With more than a half-dozen housing projects underway in the Santa Clarita Valley, water officials report keeping pace with the demand for infrastructure.
On Tuesday, directors of the Santa Clarita Valley Water Agency’s board are expected to receive a status report on the number of development projects requiring pipes, pumps and other pieces of equipment essential for water conveyance.
No development moves forward in Los Angeles County unless county supervisors are assured  there is an adequate supply of water to meet the demand. Each of the housing projects given the green light by the Los Angeles County Board of Supervisors develops only with a permanent water hookup.
In a memo dated Nov. 19 to the SCV Water board of directors from the agency’s Chief Engineer Brian J. Folsom, most of the nine major housing projects being built will see matching infrastructure in place over the next two years.
The highest demand for water infrastructure lies with servicing 21,000 homes being built by FivePoint for Newhall Ranch, west of Interstate 5 and stretching to the Ventura County line.
Grading of the area reserved for the first two Newhall Ranch subdivisions — Mission Village and Landmark Village — has been ongoing since at least April.
Mission Village
When it’s completed, Mission Village will have 4,055 homes for sale in the Newhall Ranch subdivision near the western border of city limits.
The first phase of the subdivision requires 6.9 miles of new pipeline, one pressure-reducing station, two booster stations and two water tanks.
The pipelines, the one pressure-reducing station, one of the booster stations and one of the tanks are expected to be built by October 2019, and the others by January 2020, Folsom wrote in his memo to the board.
Modifications planned for the piping of the project’s two wells has yet to be determined.
Landmark Village
Landmark Village is about a third the size of Mission Village, with 1,444 homes planned for the west side of the Santa Clarita Valley.
Respectively, it requires about half the pipeline seen at Mission Village — in this case 3.5 miles of pipeline — one water tank and one pressure-reducing station.
Although its work schedule has yet to be completed, about 30 percent of its design has been.
Needham Ranch
At least 2.55 million square feet of industrial and commercial development is slated for Needham Ranch, being built by the Trammell Crow Co., in Canyon Country.
The project requires at least four miles of pipe, a pumping station, two water tanks and two pressure-reducing stations.

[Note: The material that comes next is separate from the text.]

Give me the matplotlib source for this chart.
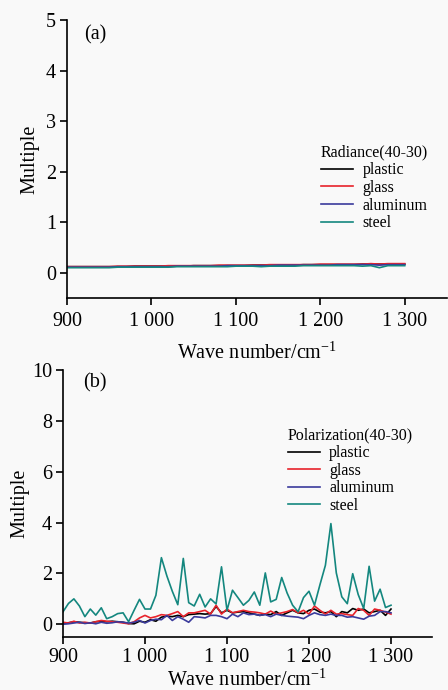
import matplotlib
matplotlib.use("Agg")
import matplotlib.pyplot as plt

plt.rcParams['font.family'] = ['Liberation Serif', 'DejaVu Serif']
plt.rcParams['mathtext.fontset'] = 'stix'

# ---------- panel (a): radiance ----------
wn_a = [900, 910, 920, 930, 940, 950, 960, 970, 980, 990,
        1000, 1010, 1020, 1030, 1040, 1050, 1060, 1070, 1080, 1090,
        1100, 1110, 1120, 1130, 1140, 1150, 1160, 1170, 1180, 1190,
        1200, 1210, 1220, 1230, 1240, 1250, 1260, 1270, 1280, 1290, 1300]
rad_plastic = [0.12, 0.12, 0.12, 0.12, 0.12, 0.12, 0.12, 0.12, 0.13, 0.13,
               0.13, 0.13, 0.13, 0.13, 0.13, 0.14, 0.14, 0.14, 0.14, 0.14,
               0.14, 0.14, 0.15, 0.15, 0.15, 0.15, 0.15, 0.15, 0.16, 0.16,
               0.16, 0.16, 0.16, 0.16, 0.16, 0.17, 0.17, 0.17, 0.17, 0.17, 0.17]
rad_glass = [0.12, 0.12, 0.12, 0.12, 0.12, 0.12, 0.13, 0.13, 0.13, 0.13,
             0.13, 0.13, 0.14, 0.14, 0.14, 0.14, 0.14, 0.14, 0.15, 0.15,
             0.15, 0.15, 0.15, 0.15, 0.16, 0.16, 0.16, 0.16, 0.16, 0.16,
             0.17, 0.17, 0.17, 0.17, 0.17, 0.17, 0.18, 0.17, 0.18, 0.18, 0.18]
rad_aluminum = [0.11, 0.11, 0.11, 0.11, 0.11, 0.11, 0.12, 0.12, 0.12, 0.12,
                0.12, 0.12, 0.12, 0.13, 0.13, 0.13, 0.13, 0.13, 0.13, 0.14,
                0.14, 0.14, 0.14, 0.14, 0.14, 0.15, 0.15, 0.15, 0.15, 0.15,
                0.15, 0.15, 0.16, 0.16, 0.16, 0.16, 0.16, 0.15, 0.16, 0.16, 0.16]
rad_steel = [0.10, 0.10, 0.10, 0.10, 0.10, 0.10, 0.11, 0.11, 0.11, 0.11,
             0.11, 0.11, 0.11, 0.12, 0.12, 0.12, 0.12, 0.12, 0.12, 0.12,
             0.13, 0.13, 0.13, 0.12, 0.13, 0.13, 0.13, 0.13, 0.14, 0.14,
             0.14, 0.14, 0.14, 0.14, 0.14, 0.13, 0.14, 0.10, 0.14, 0.14, 0.14]

# ---------- panel (b): polarization ----------
wn_b = [900.0, 906.7, 913.3, 920.0, 926.7, 933.3, 940.0, 946.7, 953.3, 960.0,
        966.7, 973.3, 980.0, 986.7, 993.3, 1000.0, 1006.7, 1013.3, 1020.0, 1026.7,
        1033.3, 1040.0, 1046.7, 1053.3, 1060.0, 1066.7, 1073.3, 1080.0, 1086.7, 1093.3,
        1100.0, 1106.7, 1113.3, 1120.0, 1126.7, 1133.3, 1140.0, 1146.7, 1153.3, 1160.0,
        1166.7, 1173.3, 1180.0, 1186.7, 1193.3, 1200.0, 1206.7, 1213.3, 1220.0, 1226.7,
        1233.3, 1240.0, 1246.7, 1253.3, 1260.0, 1266.7, 1273.3, 1280.0, 1286.7, 1293.3, 1300.0]
pol_plastic = [0.05, 0.06, 0.10, 0.08, 0.06, 0.05, 0.10, 0.12, 0.10, 0.12,
               0.10, 0.08, 0.03, 0.02, 0.12, 0.08, 0.18, 0.12, 0.28, 0.32,
               0.30, 0.35, 0.30, 0.38, 0.40, 0.42, 0.40, 0.42, 0.70, 0.45,
               0.55, 0.45, 0.48, 0.50, 0.45, 0.40, 0.35, 0.40, 0.38, 0.50,
               0.35, 0.45, 0.55, 0.45, 0.42, 0.55, 0.60, 0.48, 0.45, 0.50,
               0.30, 0.50, 0.45, 0.62, 0.55, 0.60, 0.45, 0.50, 0.55, 0.35, 0.60]
pol_glass = [0.08, 0.05, 0.12, 0.05, 0.08, 0.05, 0.10, 0.15, 0.12, 0.10,
             0.08, 0.05, 0.02, 0.10, 0.25, 0.35, 0.25, 0.30, 0.38, 0.35,
             0.42, 0.50, 0.30, 0.45, 0.45, 0.50, 0.55, 0.40, 0.75, 0.40,
             0.60, 0.45, 0.50, 0.55, 0.50, 0.48, 0.45, 0.40, 0.52, 0.40,
             0.45, 0.50, 0.58, 0.45, 0.55, 0.40, 0.72, 0.55, 0.40, 0.55,
             0.40, 0.42, 0.38, 0.35, 0.62, 0.55, 0.35, 0.60, 0.55, 0.48, 0.40]
pol_aluminum = [0.00, 0.02, 0.05, 0.08, 0.03, 0.06, 0.02, 0.08, 0.04, 0.06,
                0.10, 0.08, 0.05, 0.08, 0.15, 0.05, 0.15, 0.20, 0.18, 0.35,
                0.15, 0.30, 0.20, 0.08, 0.30, 0.28, 0.25, 0.35, 0.35, 0.30,
                0.22, 0.40, 0.30, 0.45, 0.38, 0.40, 0.35, 0.38, 0.30, 0.40,
                0.35, 0.32, 0.30, 0.28, 0.22, 0.35, 0.45, 0.38, 0.35, 0.40,
                0.35, 0.35, 0.28, 0.30, 0.25, 0.20, 0.32, 0.35, 0.50, 0.50, 0.45]
pol_steel = [0.49, 0.82, 1.00, 0.72, 0.30, 0.60, 0.36, 0.65, 0.22, 0.30,
             0.42, 0.45, 0.10, 0.55, 0.98, 0.60, 0.60, 1.14, 2.62, 1.90,
             1.30, 0.77, 2.59, 0.85, 0.72, 1.18, 0.68, 1.00, 0.80, 2.26,
             0.55, 1.34, 1.05, 0.75, 0.94, 1.27, 0.75, 2.02, 0.88, 0.98,
             1.84, 1.23, 0.75, 0.49, 1.05, 1.30, 0.75, 1.55, 2.32, 3.96,
             2.02, 1.08, 0.81, 1.99, 1.17, 0.62, 2.28, 0.91, 1.38, 0.66, 0.75]

labels = ['plastic', 'glass', 'aluminum', 'steel']
colors = ['#000000', '#e8232b', '#3b3b9c', '#14877f']
xticks = [900, 1000, 1100, 1200, 1300]
xticklabels = ['900', '1 000', '1 100', '1 200', '1 300']

bg = '#f9f9f9'
fig = plt.figure(figsize=(4.48, 6.90), dpi=100, facecolor=bg)

ax1 = fig.add_axes([0.1496, 0.5681, 0.848, 0.4029], facecolor=bg)
ax2 = fig.add_axes([0.1406, 0.0768, 0.8237, 0.3870], facecolor=bg)

panels = [
    (ax1, wn_a, [rad_plastic, rad_glass, rad_aluminum, rad_steel], (-0.5, 5),
     [0, 1, 2, 3, 4, 5], 'Radiance(40-30)', (0.668, 0.551), '(a)', (0.075, 0.946),
     5, 8, -0.0735),
    (ax2, wn_b, [pol_plastic, pol_glass, pol_aluminum, pol_steel], (-0.5, 10),
     [0, 2, 4, 6, 8, 10], 'Polarization(40-30)', (0.609, 0.784), '(b)', (0.087, 0.952),
     3, 1.5, -0.092),
]

for ax, wn, series, ylim, yticks, title, anchor, tag, tagpos, xpad, xlpad, ylx in panels:
    for ys, lab, c in zip(series, labels, colors):
        ax.plot(wn, ys, color=c, lw=1.2, label=lab)
    ax.set_xlim(900, 1350)
    ax.set_ylim(*ylim)
    ax.set_xticks(xticks)
    ax.set_xticklabels(xticklabels)
    ax.set_yticks(yticks)
    ax.spines['top'].set_visible(False)
    ax.spines['right'].set_visible(False)
    for s in ('left', 'bottom'):
        ax.spines[s].set_linewidth(1.2)
    ax.tick_params(direction='out', length=5, width=1.2, labelsize=14.5, pad=3)
    ax.tick_params(axis='x', pad=xpad)
    ax.set_xlabel('Wave number/cm$^{\\mathregular{-1}}$', fontsize=14.5, labelpad=xlpad)
    ax.set_ylabel('Multiple', fontsize=14.5)
    ax.yaxis.set_label_coords(ylx, 0.5)
    ax.legend(title=title, loc='upper left', bbox_to_anchor=anchor,
              frameon=False, fontsize=11.5, title_fontsize=11.5,
              handlelength=2.0, handletextpad=0.6, labelspacing=0.1,
              borderpad=0, borderaxespad=0, alignment='left')
    ax.text(tagpos[0], tagpos[1], tag, transform=ax.transAxes, fontsize=14.5,
            ha='center', va='center')

fig.savefig('out.png', dpi=100, facecolor=bg)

The first phase of the project’s water requirements — one tank, one pumping station and preliminary piping will be completed by the end of this month.
Castaic High School
With the school scheduled open its doors in fall of next year, the pipes have got to be in place.
Sitting on 250,000 square feet off of Sloan Canyon Road, the state-of-the-art school requires at least two miles of pipe, one tank and one pumping station.
According to the engineering services section report to be presented Tuesday to SCV Water directors, tank construction is substantially complete, with the pumping station and piping already half done.
Skyline Ranch
Although Skyline Ranch by Pardee is planned to add 1,220 homes to Canyon Country, its infrastructure demands piping across 17 miles, plus three pumping stations and four water tanks.
The first phase of work comprising about half the infrastructure is expected to be finished by spring 2019, with two of the four water tanks built by this time next year.
Vista Canyon
With almost the same number of homes to be built for Skyline Ranch, Vista Canyon — Santa Clarita’s first major recycling project — comes in with a third of the pipes. The innovative project undertaken by JSB Development requires five miles of pipeline.
Its first phase of construction is also expected to be completed in the next four weeks.
The new SCV Sheriff’s Station, taking up about 44,300 square feet and requiring a mile of pipeline, located off Golden Valley Road, is expected to be completed by March.
And, construction has already been completed on the Avanti Tract project being built by Lennar, with 92 homes requiring 3,100 feet of pipe and six hydrants.